June 30, 2012

The Amazing Spider-Man

There were the doubts about how someone known primarily for 500 Days Of Summer could possibly pull off a seemingly ambitious superhero blockbuster flick like The Amazing Spider-Man.

I had the same doubts at first but were quickly dispelled by those small promotional clips taken from the movie they released gradually up until the opening date. Most notable of them was the clip  where Spider-Man was trolling a carjacker. So far so good. At least they got the trash-talker aspect and sense of humor of the character right. Whenever Tobey Maguire tried those one-liners off the Sam Raimi version, it came off being delivered by a nerd trying so hard to be cool. Granted that Peter Parker was a real nerd, he was one without any of those cliched social handicaps filmmakers try so hard to hammer down the heads of the audiences to the point of actually preaching how great it is to be one. He's a nerd, but not of the Big Bang Theory-variety. With over a truckload of re-invention and reboots ranging from comic books, TV shows, the occasional direct to video B-movie treatments to Sam Raimi's version, the last thing the world needs is another 'reboot' of an established franchise.

But the movie is everything the first three were not: It's better.

Rabid comic-book purists will no doubt complain again about the entire re-invention of the Peter Parker backstory and how un-Norman Rockwell-esque the treatment of the hero's relationship was to his aunt and uncle up to the inclusion of a conspiracy theory regarding his parents' disappearance, but it's all irrelevant yapping at this point. 

Webb and his pool of writers created a fresh and grittier take on the evolution of the iconic web-slinger. There's a certain realistic feel to it that's apparent and devoid of any excessive melodrama or long speeches on nobility. And Parker naturally gets back at the bullies who made his life miserable and exacts a level of enjoyment for his small revenge; as any normal person who suddenly discovered the power to fight back, would do. 

But the two lead actors [Andrew Garfield/Emma Stone] were perfect for the parts they played. Specially Stone, who did not come off as the token hysterical neurotic female lead with a sense of entitlement despite knowing her partner's nocturnal activities and responsibilities.

The fight sequences with the Lizard, which most people actually go for in movies like this were excellent. And the Spider-Man contortions made famous in the comics when he was web-slinging was given due recognition specially in the ending.
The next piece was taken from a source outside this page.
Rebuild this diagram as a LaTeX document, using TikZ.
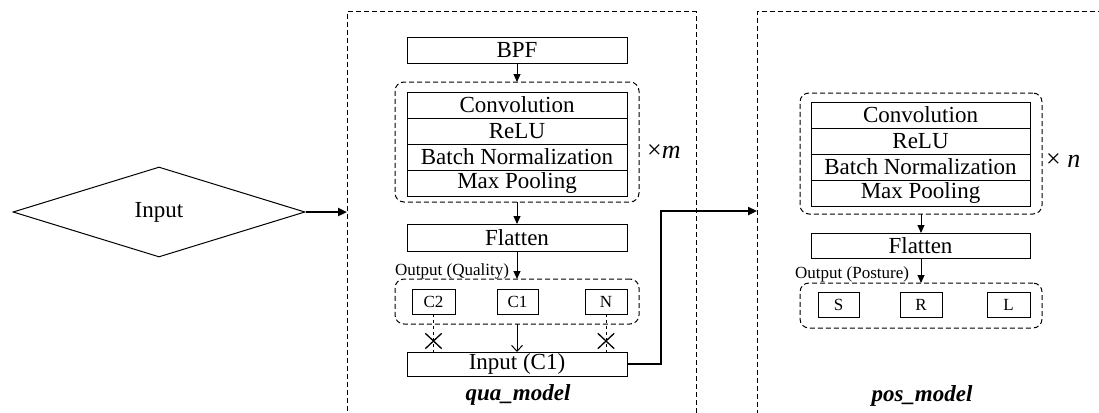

It also showcased Peter Parker's scientific wizardy and his creation of the web-shooters. Without a doubt this Spider-Man is better compared to the one-dimensional version Raimi introduced. Webb and the others hit all the right note with this first installment, and a possible inclusion to The Avengers.

And basing from the extra footage at the end credits [as with all Marvel movies], looks like The Green Goblin is up next. I hope they still get Willem Dafoe for it. 

Minus that horrendous helmet, this time.